The short of it is that the "A" designation for a ground-attack aircraft has historically been a Navy distinction. The USAF/USAAF/USAAC has not traditionally differentiated between an aircraft designed for tactical ground strikes versus a dogfighter/interceptor. Most WWII-era Air Force planes were capable of both, and would be called "multirole fighters" in today's parlance (including the famous P-38, P-40, P-47 and P-51). Between WWII and the adoption of the 1962 Tri-Service Aircraft Designation System, the USAF used "F" almost exclusively for any one- or two-man aircraft performing either the air-to-air or tactical air-to-ground role (using "B" for aircraft intended for larger-scale strategic bombing).
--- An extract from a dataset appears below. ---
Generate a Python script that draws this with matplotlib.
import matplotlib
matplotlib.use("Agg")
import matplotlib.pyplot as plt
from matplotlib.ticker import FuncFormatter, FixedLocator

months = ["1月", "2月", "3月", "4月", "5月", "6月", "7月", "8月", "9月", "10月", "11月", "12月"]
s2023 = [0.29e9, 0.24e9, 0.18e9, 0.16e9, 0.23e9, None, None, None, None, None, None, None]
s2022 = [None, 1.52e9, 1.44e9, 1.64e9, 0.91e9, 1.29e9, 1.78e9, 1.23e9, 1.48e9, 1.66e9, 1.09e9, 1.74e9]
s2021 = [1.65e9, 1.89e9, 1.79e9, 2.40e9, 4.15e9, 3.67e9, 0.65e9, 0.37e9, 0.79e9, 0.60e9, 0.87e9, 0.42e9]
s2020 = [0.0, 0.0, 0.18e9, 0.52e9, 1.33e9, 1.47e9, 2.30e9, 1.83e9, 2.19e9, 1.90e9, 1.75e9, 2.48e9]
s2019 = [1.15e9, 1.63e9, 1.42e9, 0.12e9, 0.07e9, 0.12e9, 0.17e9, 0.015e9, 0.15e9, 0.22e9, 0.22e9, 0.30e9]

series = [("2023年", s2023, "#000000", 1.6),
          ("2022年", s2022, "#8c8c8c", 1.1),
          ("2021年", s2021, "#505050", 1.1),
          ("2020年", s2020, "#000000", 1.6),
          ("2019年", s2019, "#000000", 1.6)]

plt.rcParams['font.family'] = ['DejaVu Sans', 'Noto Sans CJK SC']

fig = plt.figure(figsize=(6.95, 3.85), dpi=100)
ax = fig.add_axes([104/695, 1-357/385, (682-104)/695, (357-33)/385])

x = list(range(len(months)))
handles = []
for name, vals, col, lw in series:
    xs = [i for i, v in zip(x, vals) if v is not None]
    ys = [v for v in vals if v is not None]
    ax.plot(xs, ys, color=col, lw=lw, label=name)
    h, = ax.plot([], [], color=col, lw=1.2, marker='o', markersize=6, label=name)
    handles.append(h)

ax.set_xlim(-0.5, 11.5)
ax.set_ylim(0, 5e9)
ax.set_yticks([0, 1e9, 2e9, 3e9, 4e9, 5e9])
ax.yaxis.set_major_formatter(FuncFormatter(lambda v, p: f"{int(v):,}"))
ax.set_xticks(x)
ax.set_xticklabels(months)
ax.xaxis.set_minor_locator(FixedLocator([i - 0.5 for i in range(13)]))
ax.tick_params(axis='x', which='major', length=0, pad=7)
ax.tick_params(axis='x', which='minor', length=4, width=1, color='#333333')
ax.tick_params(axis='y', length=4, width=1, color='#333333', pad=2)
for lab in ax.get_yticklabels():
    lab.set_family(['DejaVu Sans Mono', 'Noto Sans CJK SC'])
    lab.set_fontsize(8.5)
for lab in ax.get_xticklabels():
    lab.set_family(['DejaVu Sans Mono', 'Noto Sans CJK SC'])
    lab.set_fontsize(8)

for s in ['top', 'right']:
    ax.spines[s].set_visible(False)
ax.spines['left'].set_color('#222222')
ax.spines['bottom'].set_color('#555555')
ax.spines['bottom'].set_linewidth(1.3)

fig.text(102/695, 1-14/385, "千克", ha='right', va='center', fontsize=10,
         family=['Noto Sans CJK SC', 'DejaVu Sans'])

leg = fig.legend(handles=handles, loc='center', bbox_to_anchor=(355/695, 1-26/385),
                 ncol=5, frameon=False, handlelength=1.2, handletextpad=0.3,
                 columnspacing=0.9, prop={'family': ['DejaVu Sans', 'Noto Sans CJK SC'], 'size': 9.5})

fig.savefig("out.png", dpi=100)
Thus, the "Century Series" aircraft, many of which were primary ground attack aircraft, all got the "Fighter" designation even when their mission profile was exclusively air-to-ground, such as the F-105 and F-111.
The Tri-Service Aircraft Designation System was patterned most closely to the Air Force's pre-existing system, but resetting all the counters (the Navy's system involved much lower numbers, many of which were grandfathered into the new system) and adding mission designations common in the other branches, including the Navy's Attack designation. The Air Force has more or less ignored many of the finer points of this system when designating its own aircraft; the A-10, and its A-X competitor the YA-9, are the sole airframes designed primarily for the USAF to carry the Attack designation (which is fitting as both planes were designed from the ground up to kill tanks and other armor). The other A-designated aircraft to enter service with the Air Force were Navy planes first (including the A-1 Skyraider and A-7 Corsair II).
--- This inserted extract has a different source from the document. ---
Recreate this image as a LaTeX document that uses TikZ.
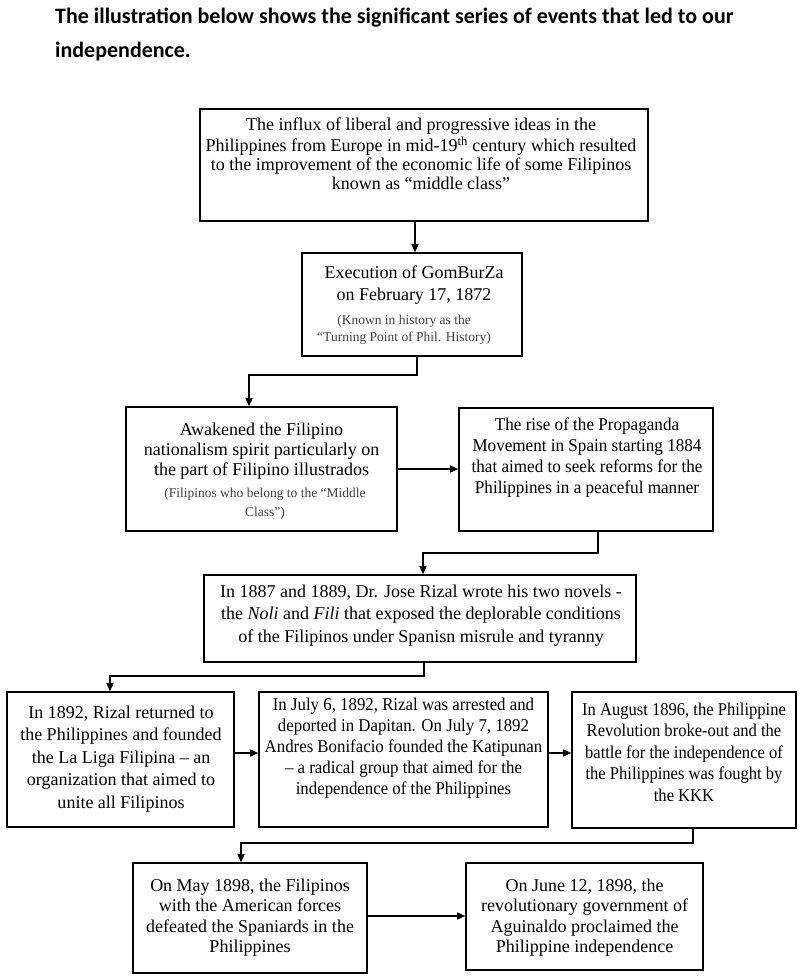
\documentclass[tikz,border=0pt]{standalone}
\usepackage{fontspec}
\setmainfont{Liberation Serif}
\newfontfamily\headfont{Carlito}
\newfontfamily\serifA{Liberation Serif}[FakeStretch=0.95]
\newfontfamily\serifB{Liberation Serif}[FakeStretch=0.935]
\newfontfamily\serifC{Liberation Serif}[FakeStretch=0.92]
\usetikzlibrary{arrows.meta,calc}
\begin{document}
\begin{tikzpicture}[x=1pt,y=-1pt,
  box/.style={draw=black, line width=1.6pt, inner sep=0pt},
  txt/.style={inner sep=0pt, align=center, anchor=north},
  subtxt/.style={txt, text=black!75, font=\fontsize{13.5}{17}\selectfont},
  head/.style={anchor=base west, inner sep=0pt, font=\headfont\bfseries\fontsize{22}{26}\selectfont},
  arr/.style={line width=1.4pt, -{Triangle[length=8pt,width=7pt]}}]
\useasboundingbox (0,0) rectangle (802,979);

% heading
\node[head] (h1) at (55,24) {The illustration below shows the significant series of events that led to our};
\node[head] (h2) at (55,58) {independence.};

% boxes
\node[box, minimum width=448pt, minimum height=112pt] (b1) at (424,165) {};
\node[box, minimum width=220pt, minimum height=103pt] (b2) at (412,304.5) {};
\node[box, minimum width=271pt, minimum height=124pt] (b3) at (261.5,469) {};
\node[box, minimum width=254pt, minimum height=123pt] (b4) at (586,469.5) {};
\node[box, minimum width=432pt, minimum height=87pt] (b5) at (420,618.5) {};
\node[box, minimum width=227pt, minimum height=135pt] (b6) at (120.5,759.5) {};
\node[box, minimum width=289pt, minimum height=135pt] (b7) at (403.5,759.5) {};
\node[box, minimum width=224pt, minimum height=136pt] (b8) at (684,760) {};
\node[box, minimum width=234pt, minimum height=110pt] (b9) at (250,918) {};
\node[box, minimum width=237pt, minimum height=107pt] (b10) at (584.5,916.5) {};

% texts
\node[txt, font=\fontsize{18}{19}\selectfont] (t1) at (421,116.7)
  {\strut The influx of liberal and progressive ideas in the\\
   Philippines from Europe in mid-19\textsuperscript{th} century which resulted\\
   to the improvement of the economic life of some Filipinos\\
   known as “middle class”};
\node[txt, font=\fontsize{18}{22}\selectfont] (t2) at (414,262.6)
  {\strut Execution of GomBurZa\\ on February 17, 1872};
\node[subtxt] (t2s) at (404,312.1)
  {\strut (Known in history as the\\ “Turning Point of Phil. History)};
\node[txt, font=\fontsize{18}{20}\selectfont] (t3) at (261.5,421)
  {\strut Awakened the Filipino\\ nationalism spirit particularly on\\ the part of Filipino illustrados};
\node[subtxt, font=\fontsize{13.5}{19}\selectfont] (t3s) at (265,483.7)
  {\strut (Filipinos who belong to the “Middle\\ Class”)};
\node[txt, font=\serifA\fontsize{18}{21}\selectfont] (t4) at (587,415.3)
  {\strut The rise of the Propaganda\\ Movement in Spain starting 1884\\ that aimed to seek reforms for the\\ Philippines in a peaceful manner};
\node[txt, font=\fontsize{18}{22.5}\selectfont] (t5) at (421,581.25)
  {\strut In 1887 and 1889, Dr. Jose Rizal wrote his two novels -\\
   the \textit{Noli} and \textit{Fili} that exposed the deplorable conditions\\
   of the Filipinos under Spanisn misrule and tyranny};
\node[txt, font=\fontsize{18}{22.5}\selectfont] (t6) at (121,702.25)
  {\strut In 1892, Rizal returned to\\ the Philippines and founded\\ the La Liga Filipina – an\\ organization that aimed to\\ unite all Filipinos};
\node[txt, font=\serifB\fontsize{18}{21}\selectfont] (t7) at (403.5,695.3)
  {\strut In July 6, 1892, Rizal was arrested and\\ deported in Dapitan. On July 7, 1892\\ Andres Bonifacio founded the Katipunan\\ – a radical group that aimed for the\\ independence of the Philippines};
\node[txt, font=\serifC\fontsize{18}{21.5}\selectfont] (t8) at (684,700)
  {\strut In August 1896, the Philippine\\ Revolution broke-out and the\\ battle for the independence of\\ the Philippines was fought by\\ the KKK};
\node[txt, font=\fontsize{18}{20.5}\selectfont] (t9) at (250,876.6)
  {\strut On May 1898, the Filipinos\\ with the American forces\\ defeated the Spaniards in the\\ Philippines};
\node[txt, font=\fontsize{18}{20.5}\selectfont] (t10) at (584.5,876.6)
  {\strut On June 12, 1898, the\\ revolutionary government of\\ Aguinaldo proclaimed the\\ Philippine independence};

% connectors
\coordinate (c23) at (249,375);
\coordinate (c45) at (423,553);
\coordinate (c56) at (110,676);
\coordinate (c89) at (241,843);
\coordinate (r2) at (0,753);
\coordinate (r3) at (0,916);
\draw[arr] ([xshift=3pt]b2.north |- b1.south) -- ([xshift=3pt]b2.north);
\draw[arr] ([xshift=5pt]b2.south) |- (c23) -- (c23 |- b3.north);
\draw[arr] (b3.east) -- (b4.west |- b3.east);
\draw[arr] ([xshift=12pt]b4.south) |- (c45) -- (c45 |- b5.north);
\draw[arr] ([xshift=4pt]b5.south) |- (c56) -- (c56 |- b6.north);
\draw[arr] (b6.east |- r2) -- (b7.west |- r2);
\draw[arr] (b7.east |- r2) -- (b8.west |- r2);
\draw[arr] ([xshift=9pt]b8.south) |- (c89) -- (c89 |- b9.north);
\draw[arr] (b9.east |- r3) -- (b10.west |- r3);
\end{tikzpicture}
\end{document}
The F-15E should, by tri-service rules, be designated AF-15E (emphasizing its modified mission of tactical strikes over its air-superiority pedigree). "F/A" as used for the Hornet is also non-compliant, and stems from an original desire to have separate fighter and attack variants of the Hornet which ended up being rolled into one plane. "FA" or "AF" would suffice not only for the Hornet, but also the F-16 Falcon and the F-35 Lightning II (yet another aberration, this time in the numbering, keeping the number from the X-35 tech demonstrator instead of being the F-24 as expected).
The F-117 is a very special case. The airframe received its designation after 1962 and so should have been designated either A-14 (as its mission has always been tactical ground strikes) or F-19 (keeping with the USAF's tendency to label any light offensive aircraft a "fighter"). Development of the F-117 from the Have Blue project was an open secret, and it is widely believed that the Nighthawk is the missing "F-19" in the U.S. numbering system (the F-20, a variant of the F-5 powered by a single larger turbofan, having been announced and demonstrated long before the F-117's existence was officially acknowledged), with the pre-1962 designation intended as misinformation.